Comme chaque fois qu'il s'exprime devant des militants, Sarkozy ne manquera pas de vanter son bilan à la tête du parti. Il dira sa satisfaction d'avoir remis sur pied sa «famille» en ruine, déchirée par la haine. Comme toujours, il se gardera de préciser que c'est l'acceptation du principe de la primaire qui a rendu possible la pacification de la droite. Il ne devrait pas non plus insister sur le nombre d'adhérents. Avec plus de 200 000 militants, LR mérite très largement le titre de premier parti de France. Mais on reste très loin de l'objectif extravagant du demi-million fixé début 2015 par Sarkozy, lors du congrès fondateur de LR. Depuis qu'il s'est fait élire à la tête de l'UMP, en novembre 2014, il martèle que son devoir de patron du parti lui impose de construire un «projet collectif». Telle serait son «ardente obligation», comme on aime dire à droite. La manœuvre n'a trompé personne. Malgré tous ses efforts, Sarkozy n'aura pas réussi à faire croire que son rôle de chef de parti ne se confond pas avec celui de candidat à la présidentielle. Depuis deux ans, il est clair que l'Elysée est son seul et unique objectif, le parti n'étant pour lui que l'arme fatale qui lui permettra d'«écrabouiller» - le mot est de lui - la concurrence. La réunion de ce samedi doit donc couronner cette stratégie. Après cette échéance, le chef va passer la main. Parce qu'il est interdit de faire campagne avec les moyens du parti, les statuts de LR disposent en effet que le président doit démissionner dès lors qu'il déclare sa candidature à la primaire. Cette démission doit intervenir au plus tard le 25 août, deux semaines après le début officiel de la campagne.

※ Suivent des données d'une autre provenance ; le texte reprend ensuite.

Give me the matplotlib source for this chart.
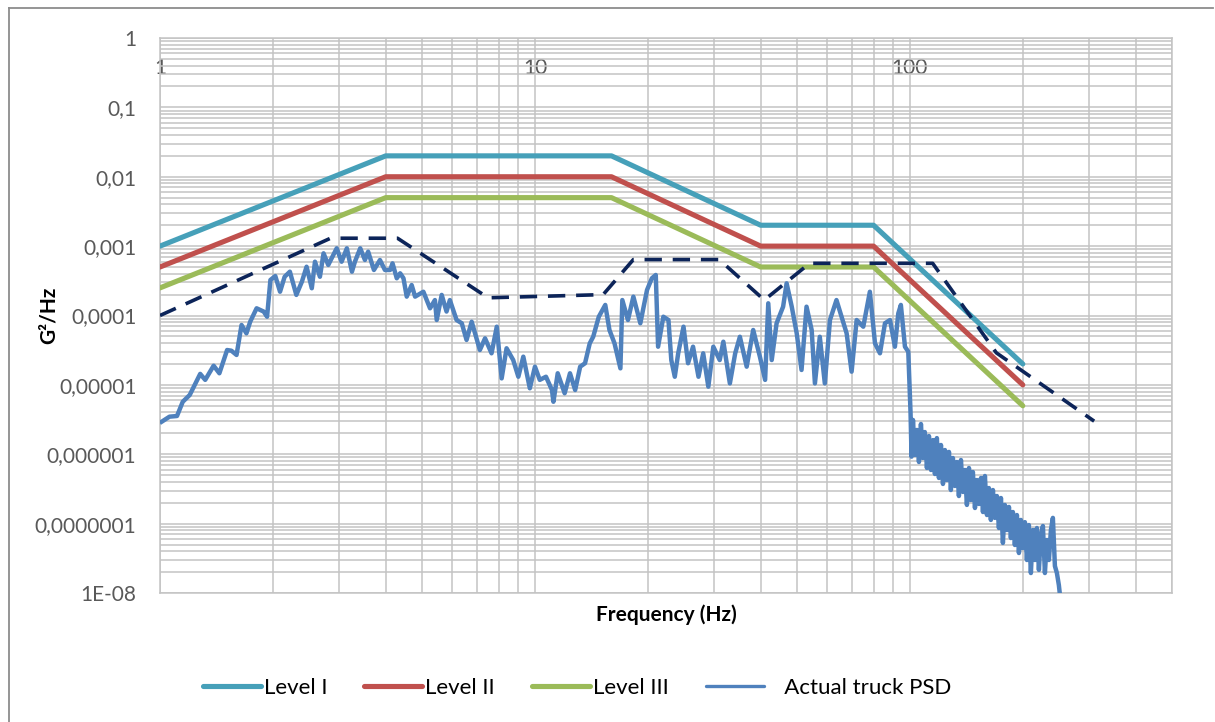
import numpy as np
import matplotlib
matplotlib.use("Agg")
import matplotlib.pyplot as plt
from matplotlib.ticker import LogLocator, NullFormatter, FixedLocator, FixedFormatter
from matplotlib.lines import Line2D

plt.rcParams['font.family'] = ['Lato', 'DejaVu Sans']

# ---------------- data ----------------
level_freq = [1, 4, 16, 40, 80, 200]
level_1 = [0.001, 0.02, 0.02, 0.002, 0.002, 0.00002]
level_2 = [0.0005, 0.01, 0.01, 0.001, 0.001, 0.00001]
level_3 = [0.00025, 0.005, 0.005, 0.0005, 0.0005, 0.000005]

dash_freq = [1, 2.85, 4.3, 7.5, 15.2, 18.3, 31, 40.9, 54, 115, 170, 310]
dash_psd = [1.0e-4, 1.3e-3, 1.3e-3, 1.8e-4, 2.0e-4, 6.4e-4, 6.4e-4, 1.67e-4,
            5.65e-4, 5.65e-4, 2.9e-5, 3.0e-6]

psd_freq_a = [1.01, 1.06, 1.11, 1.15, 1.20, 1.28, 1.32, 1.39, 1.44, 1.51, 1.55, 1.60,
              1.65, 1.70, 1.74, 1.81, 1.89, 1.93, 1.97, 2.03, 2.09, 2.15, 2.22, 2.31,
              2.39, 2.46, 2.54, 2.59, 2.67, 2.73, 2.81, 2.87, 2.96, 3.05, 3.15, 3.25,
              3.31, 3.42, 3.52, 3.59, 3.72, 3.86, 3.98, 4.11, 4.17, 4.28]
psd_val_a = [2.94e-6, 3.48e-6, 3.56e-6, 5.71e-6, 7.14e-6, 1.44e-5, 1.18e-5, 1.89e-5,
             1.47e-5, 3.18e-5, 3.11e-5, 2.70e-5, 7.30e-5, 5.53e-5, 8.14e-5, 1.27e-4,
             1.14e-4, 9.6e-5, 3.25e-4, 3.71e-4, 2.20e-4, 3.62e-4, 4.28e-4, 1.98e-4,
             3.07e-4, 5.05e-4, 2.47e-4, 5.96e-4, 3.62e-4, 7.88e-4, 5.35e-4, 6.68e-4,
             9.31e-4, 5.96e-4, 9.31e-4, 4.28e-4, 5.96e-4, 9.31e-4, 6.31e-4, 8.32e-4,
             4.53e-4, 6.31e-4, 4.53e-4, 4.53e-4, 5.65e-4, 3.44e-4]

psd_freq_b = [4.37, 4.46, 4.55, 4.69, 4.79, 5.04, 5.25, 5.41, 5.47, 5.64, 5.81, 5.93,
              6.18, 6.38, 6.57, 6.78, 7.13, 7.36, 7.66, 7.91, 8.15, 8.40, 8.75, 9.03,
              9.31, 9.69, 10.0, 10.3, 10.7, 11.1, 11.2, 11.5, 12.0, 12.4, 12.8, 13.2,
              13.6, 14.0, 14.3, 14.8, 15.4, 15.8, 16.3, 16.9, 17.1, 17.7, 18.3, 19.1,
              19.9, 20.5, 21.0, 21.3]
psd_val_b = [4.06e-4, 3.44e-4, 1.87e-4, 2.75e-4, 1.87e-4, 2.20e-4, 1.27e-4, 1.67e-4,
             8.61e-5, 1.98e-4, 1.14e-4, 1.67e-4, 8.61e-5, 7.73e-5, 4.44e-5, 8.14e-5,
             3.18e-5, 4.69e-5, 2.85e-5, 6.90e-5, 1.24e-5, 3.37e-5, 2.28e-5, 1.31e-5,
             2.55e-5, 8.93e-6, 1.83e-5, 1.18e-5, 1.31e-5, 8.43e-6, 5.71e-6, 1.47e-5,
             7.57e-6, 1.47e-5, 8.43e-6, 1.83e-5, 2.05e-5, 3.97e-5, 4.94e-5, 9.6e-5,
             1.42e-4, 6.18e-5, 3.97e-5, 1.73e-5, 1.67e-4, 8.61e-5, 1.87e-4, 7.73e-5,
             2.33e-4, 3.44e-4, 3.84e-4, 3.55e-5]

psd_freq_c = [22.0, 22.7, 23.1, 23.6, 24.1, 24.9, 25.6, 26.4, 27.3, 28.1, 29.0, 29.9,
              31.1, 31.8, 33.1, 34.2, 35.2, 36.7, 38.2, 39.8, 41.1, 41.9, 42.8, 44.1,
              45.9, 46.9, 48.4, 49.9, 51.4, 53.0, 54.7, 55.8, 57.5, 59.3, 61.2, 63.7,
              65.7, 67.8, 69.9, 72.1, 75.1, 78.2, 80.7, 83.2, 85.8, 88.5, 91.2, 93.1,
              94.6, 97.0, 99.0, 100.4, 101.0]
psd_val_c = [9.6e-5, 8.61e-5, 2.28e-5, 1.31e-5, 2.85e-5, 6.90e-5, 2.05e-5, 3.55e-5,
             1.31e-5, 2.85e-5, 9.42e-6, 3.55e-5, 2.28e-5, 4.19e-5, 1.05e-5, 2.85e-5,
             4.94e-5, 1.83e-5, 6.18e-5, 2.55e-5, 1.18e-5, 1.50e-4, 2.28e-5, 7.73e-5,
             1.34e-4, 2.91e-4, 1.34e-4, 5.53e-5, 1.64e-5, 1.34e-4, 6.18e-5, 1.05e-5,
             4.94e-5, 1.05e-5, 8.61e-5, 1.67e-4, 9.6e-5, 5.53e-5, 1.55e-5, 8.61e-5,
             6.90e-5, 2.20e-4, 3.97e-5, 2.85e-5, 7.73e-5, 8.61e-5, 3.55e-5, 1.07e-4,
             1.42e-4, 3.55e-5, 3.01e-5, 3.89e-6, 9.23e-7]

psd_freq_d = [101.9, 103.1, 104.4, 105.7, 107.0, 108.3, 109.6, 111.0, 112.4, 113.8,
              115.2, 116.6, 118.0, 119.5, 121.0, 122.5, 124.0, 125.5, 127.1, 128.6,
              130.2, 131.8, 133.4, 135.1, 136.8, 138.5, 140.2, 141.9, 143.7, 145.4,
              147.2, 149.1, 150.9, 152.8, 154.7, 156.6, 158.5, 160.5, 162.4, 164.4,
              166.5, 168.5, 170.6, 172.7, 174.9, 177.0, 179.2, 181.4, 183.7, 185.9,
              188.2, 190.5, 192.9, 195.3, 197.7, 200.1, 202.6, 205.1, 207.6, 210.2,
              212.8, 215.4, 218.1, 220.8, 223.5, 226.3, 229.1, 231.9, 234.8, 237.7,
              240.6, 243.6, 246.6, 249.6, 251.2]
psd_val_d = [3.12e-6, 9.76e-7, 2.24e-6, 7.73e-7, 2.73e-6, 8.83e-7, 2.09e-6, 6.34e-7,
             1.83e-6, 5.93e-7, 1.60e-6, 5.19e-7, 1.71e-6, 4.55e-7, 1.36e-6, 3.73e-7,
             1.15e-6, 4.25e-7, 1.08e-6, 3.05e-7, 8.83e-7, 3.49e-7, 7.73e-7, 2.50e-7,
             8.26e-7, 2.86e-7, 5.93e-7, 1.86e-7, 6.34e-7, 2.19e-7, 5.55e-7, 1.68e-7,
             4.25e-7, 1.92e-7, 4.55e-7, 1.47e-7, 4.86e-7, 1.33e-7, 3.26e-7, 1.13e-7,
             3.05e-7, 1.21e-7, 2.50e-7, 8.65e-8, 2.34e-7, 5.26e-8, 1.86e-7, 8.09e-8,
             1.74e-7, 6.20e-8, 1.47e-7, 4.92e-8, 1.33e-7, 3.77e-8, 1.13e-7, 4.45e-8,
             1.05e-7, 2.99e-8, 9.55e-8, 1.94e-8, 8.09e-8, 2.99e-8, 8.65e-8, 2.15e-8,
             6.85e-8, 9.24e-8, 1.94e-8, 5.81e-8, 2.99e-8, 8.09e-8, 1.21e-7, 2.45e-8,
             1.94e-8, 1.30e-8, 9.5e-9]

y_tick_values = [1, 0.1, 0.01, 0.001, 0.0001, 0.00001, 0.000001, 0.0000001, 1e-8]
y_tick_labels = ['1', '0,1', '0,01', '0,001', '0,0001', '0,00001', '0,000001',
                 '0,0000001', '1E-08']
x_tick_values = [1, 10, 100]
x_tick_labels = ['1', '10', '100']

series_names = ['Level I', 'Level II', 'Level III', 'Actual truck PSD']

# ---------------- styling ----------------
c_l1 = '#46A0B9'
c_l2 = '#C0504D'
c_l3 = '#9BBB59'
c_psd = '#4F81BD'
c_dash = '#0C2459'
grid_c = '#C3C3C3'
tick_c = '#595959'

psd_freq = psd_freq_a + psd_freq_b + psd_freq_c + psd_freq_d
psd_val = psd_val_a + psd_val_b + psd_val_c + psd_val_d
assert len(psd_freq) == len(psd_val)

W, H = 1215, 722
fig = plt.figure(figsize=(W / 100, H / 100), dpi=100)
ax = fig.add_axes([160 / W, 1 - 593 / H, 1012 / W, 555 / H])
ax.set_xscale('log')
ax.set_yscale('log')
ax.set_xlim(1, 500)
ax.set_ylim(1e-8, 1)

lw_level = 3.7
ax.plot(level_freq, level_1, color=c_l1, lw=lw_level, solid_capstyle='round',
        solid_joinstyle='round', zorder=3)
ax.plot(level_freq, level_2, color=c_l2, lw=lw_level, solid_capstyle='round',
        solid_joinstyle='round', zorder=3)
ax.plot(level_freq, level_3, color=c_l3, lw=lw_level, solid_capstyle='round',
        solid_joinstyle='round', zorder=3)
ax.plot(psd_freq, psd_val, color=c_psd, lw=3.2, solid_joinstyle='round', zorder=4)
ax.plot(dash_freq, dash_psd, color=c_dash, lw=2.6, linestyle=(0, (4.8, 3.0)),
        zorder=5)

# grid
ax.xaxis.set_major_locator(FixedLocator(x_tick_values))
ax.xaxis.set_major_formatter(FixedFormatter(x_tick_labels))
ax.xaxis.set_minor_locator(LogLocator(base=10, subs=np.arange(2, 10), numticks=100))
ax.xaxis.set_minor_formatter(NullFormatter())
ax.yaxis.set_major_locator(FixedLocator(y_tick_values))
ax.yaxis.set_major_formatter(FixedFormatter(y_tick_labels))
ax.yaxis.set_minor_locator(LogLocator(base=10, subs=np.arange(2, 10), numticks=100))
ax.yaxis.set_minor_formatter(NullFormatter())
ax.grid(True, which='both', color=grid_c, lw=1.1, zorder=0)
ax.set_axisbelow(True)
for s in ax.spines.values():
    s.set_color(grid_c)
    s.set_linewidth(1.1)

ax.xaxis.tick_top()
ax.tick_params(axis='x', which='both', length=0, pad=-29, labelsize=15,
               labelcolor=tick_c)
ax.tick_params(axis='y', which='both', length=0, pad=17, labelsize=15,
               labelcolor=tick_c)

ax.set_ylabel('G²/Hz', fontsize=15, fontweight='bold', color='black')
ax.yaxis.set_label_coords((59 - 160) / 1012, 0.5)
fig.text(666 / W, 1 - 615 / H, 'Frequency (Hz)', ha='center', va='center',
         fontsize=15, fontweight='bold', color='black')

# legend
handles = [Line2D([], [], color=c_l1, lw=3.7, solid_capstyle='round'),
           Line2D([], [], color=c_l2, lw=3.7, solid_capstyle='round'),
           Line2D([], [], color=c_l3, lw=3.7, solid_capstyle='round'),
           Line2D([], [], color=c_psd, lw=2.4, solid_capstyle='round')]
labels = [series_names[0], series_names[1], series_names[2], '   ' + series_names[3]]
fs_leg = 16
px_per_em = fs_leg * 100 / 72
fig.legend(handles, labels, loc='center', bbox_to_anchor=(577 / W, 1 - 688 / H),
           ncol=4, frameon=False, fontsize=fs_leg,
           handlelength=58 / px_per_em, handletextpad=3 / px_per_em,
           columnspacing=37 / px_per_em)

# outer chart border
fig.add_artist(Line2D([9 / W, 1213 / W], [1 - 8 / H, 1 - 8 / H], color='#8C8C8C',
                      lw=1.3, transform=fig.transFigure))
fig.add_artist(Line2D([9 / W, 9 / W], [1 - 8 / H, 0], color='#8C8C8C',
                      lw=1.3, transform=fig.transFigure))

fig.savefig('out.png', dpi=100, facecolor='white')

En conclusion de cet ultime conseil national, Sarkozy dira sa satisfaction du travail accompli. Sans doute sera-t-il tenté de reprendre la formule de son premier discours de candidat, en janvier 2007, quand il a quitté la présidence de l'UMP : «Dès l'instant même où vous m'avez désigné [candidat à la présidentielle], je cesse d'être l'homme d'un seul parti.» Dix ans après, un remake paraît très improbable. Comment pourrait-il faire un événement de sa déclaration de candidature à la primaire, alors que chacun voit bien qu'il est déjà en campagne, avec les moyens du parti, et en dépit des protestations de ses concurrents ? Pour ces derniers, le projet au conseil national est celui du candidat Sarkozy. Copé est formel : «Par définition, ce projet n'engage personne d'autre que Sarkozy, puisque c'est son projet.» Au siège du parti, on proteste que «les propositions des Républicains» ont été présentées lors de journées de travail mensuelles, animées par Eric Woerth puis approuvées par les adhérents, consultés par Internet.

A la marge

En réalité, cet exercice de démocratie participative n'aura été qu'un habillage : les principales propositions retenues ont été systématiquement annoncées dans la presse par Sarkozy, la veille des «journées de travail». Comme tout le monde à droite, l'ancien chef de l'Etat veut supprimer l'ISF, sortir des 35 heures, baisser les charges et la dépense publique, rendre les allocations chômage dégressives, réformer encore les retraites et réduire les effectifs des fonctionnaires. Il se distingue à la marge de Juppé et Fillon en se montrant légèrement moins libéral. Pour Sarkozy, la construction d'un projet était d'abord un moyen d'affirmer son leadership. Il a pris soin, çà et là, d'y poser quelques marqueurs discriminants. Contre Fillon-la-rigueur, le projet Sarkozy ne craint pas de baisser de 10 % l'impôt sur le revenu. Contre Juppé, accusé de complaisance avec le multiculturalisme, il prétend imposer «l'assimilation» des immigrés. Contre Le Maire, l'homme du renouveau, il restaure la bonne vieille pratique du cumul des mandats (lire ci-dessus). D'un simple clic, tous ces marqueurs ont été validés par quelques milliers de sarkozystes. Quiconque s'en éloigne, s'éloigne donc aussi de «la famille». CQFD.